The objective of this repository is to create an autoComplete API that given a user input query, provides suggested queries, based on the search history stored in a csv file and the number of times the queries were typed.
The project was implemented using two different methods. The programming language used is Java with the framework SpringBoot to build the api.
The first one consists in storing all the queries in a Map (text : count). Then, for each input query, we loop over the Map and determine all the queries that starts with the input. The result Map will be sorted according to the values of the count which allows extract the most typed queries. ( branch main of the code)
The second method consists in using a prefix tree (trie). After storing the different queries in a Map (text : count), we loop over the Map to insert each query sentence in the tree. The root node is empty and each node is defined by a hashMap children and an integer endOfSentence to tell whether we have already a complete sentence at this node or not. The insertion is done character by character. Once it is inserted, we set the endOfSentence attribute of the last node to the number of times the query was typed (count Value). Given an input query (prefix), the search is done letter by letter accross the tree which speeds up the search and allows you to eliminate certain branches each time you move forward. ( branch tree-search of the code)
N : max query length M : size of query list dataTime | Memory | |
---|---|---|
naive | O(M) | O(MN) |
tree (insert) | O(MN) | O(MN) |
tree (search) | O(N) | cte |
To get the request input in the url, i use the @GetMapping annotation.
Then, I compared the two methods performances by sending a certain number of requests and calculating each time the time to execute all of them. The simulation is done with python.
The experience is repeated using 5, 10, 100, 200, 500, 1000, 2000, 3000, 5000 Samples.
First method --> naive Second method --> Tree
The time is displayed by seconds.
Example with 5000 input query: time to execute all the queries:
-
first method (naive) : ~184s
-
Second method (tree) : ~20s
The second method may be improved by storing the different sentences in the tree decreasingly according to the count value which allows get the 10 most typed queries without having to loop over all the queries starting with the prefix input.

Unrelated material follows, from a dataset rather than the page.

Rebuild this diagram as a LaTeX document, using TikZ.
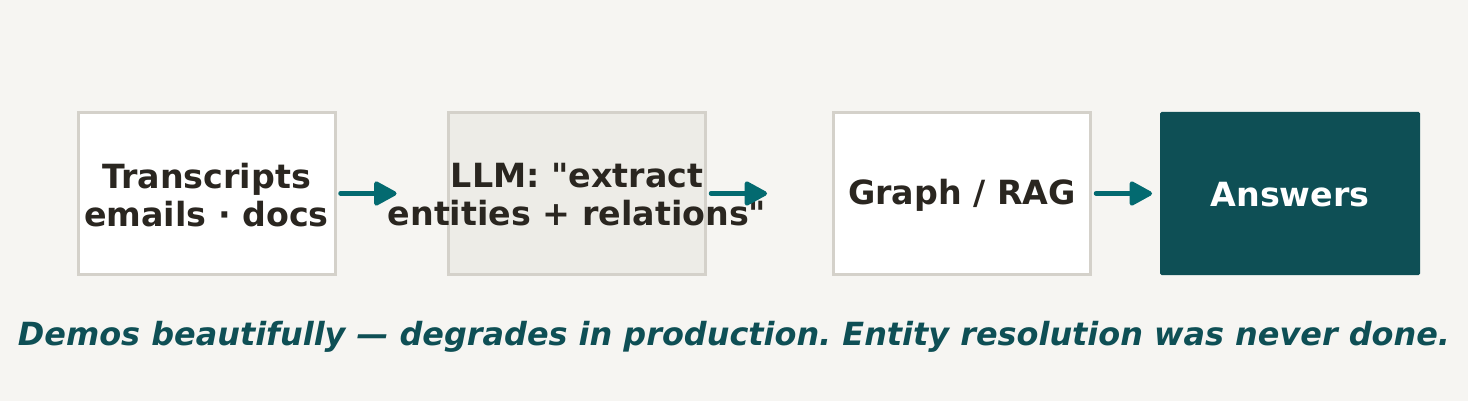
\documentclass[tikz,border=0pt]{standalone}
\usepackage{fontspec}
\setmainfont{DejaVu Sans}[Ligatures=TeXOff]
\usetikzlibrary{arrows.meta}
\frenchspacing
\definecolor{bg}{HTML}{F6F5F2}
\definecolor{edge}{HTML}{D4D1CA}
\definecolor{graybox}{HTML}{EDECE7}
\definecolor{ink}{HTML}{2A2620}
\definecolor{teal}{HTML}{0E4F55}
\definecolor{arrowc}{HTML}{036A70}
\tikzset{
  stage/.style={draw=edge, line width=3pt, fill=white, minimum width=257pt, minimum height=161pt,
    inner sep=0pt},
  final/.style={fill=teal, rounded corners=1.5pt, minimum width=260pt, minimum height=163pt,
    inner sep=0pt},
  lbl/.style={align=center, text=ink, inner sep=0pt, font=\fontsize{33.3}{38}\selectfont\bfseries},
  flow/.style={draw=arrowc, line width=4.5pt, line cap=round,
    -{Triangle[length=25pt,width=26pt,round]}},
  caption/.style={text=teal, font=\fontsize{31.9}{36}\selectfont\bfseries\itshape, inner sep=0pt}
}
\begin{document}
\begin{tikzpicture}[x=1pt,y=-1pt]
\fill[bg] (0,0) rectangle (1468,401);
\useasboundingbox (0,0) rectangle (1468,401);
\node[stage] (src) at (206.5,193.5) {};
\node[stage, fill=graybox] (llm) at (577,193.5) {};
\node[stage] (graph) at (962,193.5) {};
\node[final] (ans) at (1290,193.5) {};
\node[lbl] (srct) at ([yshift=-1.5pt]src.center) {Transcripts\\emails · docs};
\node[lbl] (llmt) at ([yshift=-1.5pt]llm.center) {LLM: "extract\\entities + relations"};
\node[lbl] (grapht) at ([yshift=-2pt]graph.center) {Graph / RAG};
\node[lbl, text=white] (anst) at ([yshift=-1pt]ans.center) {Answers};
\draw[flow] (src.east) ++(4pt,0) coordinate (a1) -- ++(56pt,0) coordinate (a1e);
\draw[flow] (llm.east) ++(4pt,0) coordinate (a2) -- ++(56pt,0) coordinate (a2e);
\draw[flow] (graph.east) ++(4pt,0) coordinate (a3) -- ++(56pt,0) coordinate (a3e);
\node[caption] (cap) at (734,336.5) {Demos beautifully — degrades in production. Entity resolution was never done.};
\end{tikzpicture}
\end{document}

We can also define a new rule to prioritize and manage the case where our result list of suggested queries contains queries with the same number of time typed.
To implement an approximate suggestion logic by measuring the similarity between the input query and the queries stored and defining a threshold to determine whether the words can be considered as similar or not.
To start the api, clone the project and change the fileName in src/main/resources/application.properties with your csv file path then run the project.